British colonial rule had a tremendous impact on all sections of Indian society. When the British conquered India and colonised its economy they faced stiff resistance from the people. There were a series of civil rebellions. These rebellions were led by rulers who were deposed by the Britishers, ex-officials of the conquered Indian states, impoverished zamindars and poligars.
It brought together people having different ethnic, religious and class background against the British rule.
Causes of Popular Resistance Movements
People resist when they feel that their rights are being taken away. That means all resistance movements started against some form of exploitation. British rule whose policies had undermined rights, status and economic position of Indians symbolised this exploitation.
The protest and resistance was mainly offered by the displaced ruling classes, peasantry and tribals. For example, when Warren Hastings attacked Banaras and imprisoned King Chet Singh to fulfill his unjustified demand of money and army, the people of Banaras rebelled. In Madras Presidency, Poligars rebelled, when the British tried to snatch away their military and land rights.
Interference in religious practices was another cause of these popular rebellions. Often these revolts were anti-Christian. This was due to the socio-religious reforms introduced by the British which were unacceptable to the people.
In some other rebellions, difference between the religion of the ruler and exploited classes became the immediate cause for the rebellion. This happened in Mappila Rebellion of Malabar region. Here the Muslim peasantry fought against the Hindu landlords and moneylenders.
Nature of Popular Resistance Movements
Violence and plunder were the two most popular tools used by the rebels to express their resistance against their oppressors. Lower and exploited classes often attacked their exploiters. They were the Britishers or the zamindars or the revenue collecting officials, wealthy groups and individuals. Santhal Rebellion saw mass scale violence where account books of moneylenders and government buildings were burnt and their exploiters punished.
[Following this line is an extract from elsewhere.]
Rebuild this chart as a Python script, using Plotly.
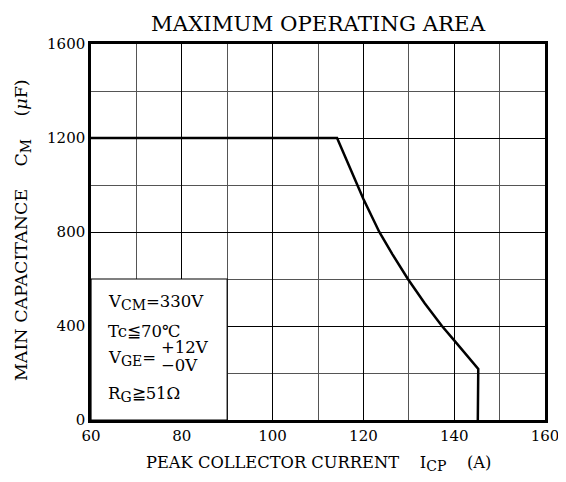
import plotly.graph_objects as go

# Data
icp = [60, 114.2, 120, 123.5, 126.4, 129.8, 133.5, 137.3, 140, 145.3, 145.2]
cm = [1200, 1200, 940, 800, 705, 600, 497, 400, 339, 217, 0]

x_ticks = [60, 80, 100, 120, 140, 160]
y_ticks = [0, 400, 800, 1200, 1600]

FONT = "DejaVu Serif"

fig = go.Figure()
fig.add_trace(go.Scatter(x=icp, y=cm, mode="lines",
                         line=dict(color="black", width=2.5),
                         showlegend=False, hoverinfo="skip"))

# white box for conditions
fig.add_shape(type="rect", x0=60, x1=90, y0=0, y1=600, xref="x", yref="y",
              fillcolor="white", line=dict(color="black", width=1.2), layer="between")

fig.update_layout(
    width=558, height=474,
    margin=dict(l=83, r=21, t=36, b=62, autoexpand=False),
    paper_bgcolor="white", plot_bgcolor="white",
    font=dict(family=FONT, color="black", size=15),
    title=dict(text="MAXIMUM OPERATING AREA", x=0.5, xanchor="center", xref="paper",
               y=0.968, yanchor="middle", font=dict(family=FONT, size=21.3, color="black")),
)

fig.update_xaxes(range=[60, 160], tickvals=x_ticks, ticktext=[str(v) for v in x_ticks],
                 showgrid=True, gridcolor="black", gridwidth=1.3,
                 minor=dict(dtick=10, showgrid=True, gridcolor="#555555", gridwidth=1.2),
                 showline=True, linecolor="black", linewidth=2.5, mirror=True,
                 ticks="", ticklen=0, zeroline=False, automargin=False,
                 tickfont=dict(family=FONT, size=15, color="black"))
fig.update_yaxes(range=[0, 1600], tickvals=y_ticks, ticktext=[str(v) for v in y_ticks],
                 showgrid=True, gridcolor="black", gridwidth=1.3,
                 minor=dict(dtick=200, showgrid=True, gridcolor="#555555", gridwidth=1.2),
                 showline=True, linecolor="black", linewidth=2.5, mirror=True,
                 ticks="", ticklen=0, zeroline=False, automargin=False,
                 tickfont=dict(family=FONT, size=15, color="black"))

NB = "\u00a0"


def sub(s, size):
    return '<sub><span style="font-size:%dpx">%s</span></sub>' % (size, s)


# Axis titles as annotations
fig.add_annotation(text="MAIN CAPACITANCE" + NB * 4 + "C" + sub("M", 14) + NB * 4 + "(<i>μ</i>F)",
                   xref="paper", yref="paper", x=-0.152, y=0.505, textangle=-90,
                   showarrow=False, xanchor="center", yanchor="middle",
                   font=dict(family=FONT, size=17.5, color="black"))
fig.add_annotation(text="PEAK COLLECTOR CURRENT" + NB * 4 + "I" + sub("CP", 14) + NB * 4 + "(A)",
                   xref="paper", yref="paper", x=0.5, y=-0.117,
                   showarrow=False, xanchor="center", yanchor="middle",
                   font=dict(family=FONT, size=16.3, color="black"))

# Conditions text
cond_font = dict(family=FONT, size=16.5, color="black")
fig.add_annotation(text="V" + sub("CM", 14) + "=330V", x=63.2, y=500, xref="x", yref="y",
                   showarrow=False, xanchor="left", yanchor="middle", font=cond_font)
fig.add_annotation(text="Tc≦70℃", x=63.2, y=377, xref="x", yref="y",
                   showarrow=False, xanchor="left", yanchor="middle", font=cond_font)
fig.add_annotation(text="V" + sub("GE", 14) + "=", x=63.2, y=262, xref="x", yref="y",
                   showarrow=False, xanchor="left", yanchor="middle", font=cond_font)
fig.add_annotation(text="+12V", x=75.0, y=310, xref="x", yref="y",
                   showarrow=False, xanchor="left", yanchor="middle", font=cond_font)
fig.add_annotation(text="−0V", x=75.0, y=232, xref="x", yref="y",
                   showarrow=False, xanchor="left", yanchor="middle", font=cond_font)
fig.add_annotation(text="R" + sub("G", 14) + "≧51Ω", x=63.2, y=107, xref="x", yref="y",
                   showarrow=False, xanchor="left", yanchor="middle", font=cond_font)

fig.write_html("out.html")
The purpose of land systems was to extract as much money as possible from the peasants and tribal people. This caused so much unrest among the peasants and the tribals that they started expressing their resentment against the British.
These popular resistance movements aimed at restoration of old structures and relations which had been done away with by the British. Each social group had its own reasons to raise its voice against the colonial powers. For example, displaced zamindars and rulers wanted to regain their land and estates. Similarly, the tribal groups rebelled because they did not want the traders and moneylenders to interfere in their lives.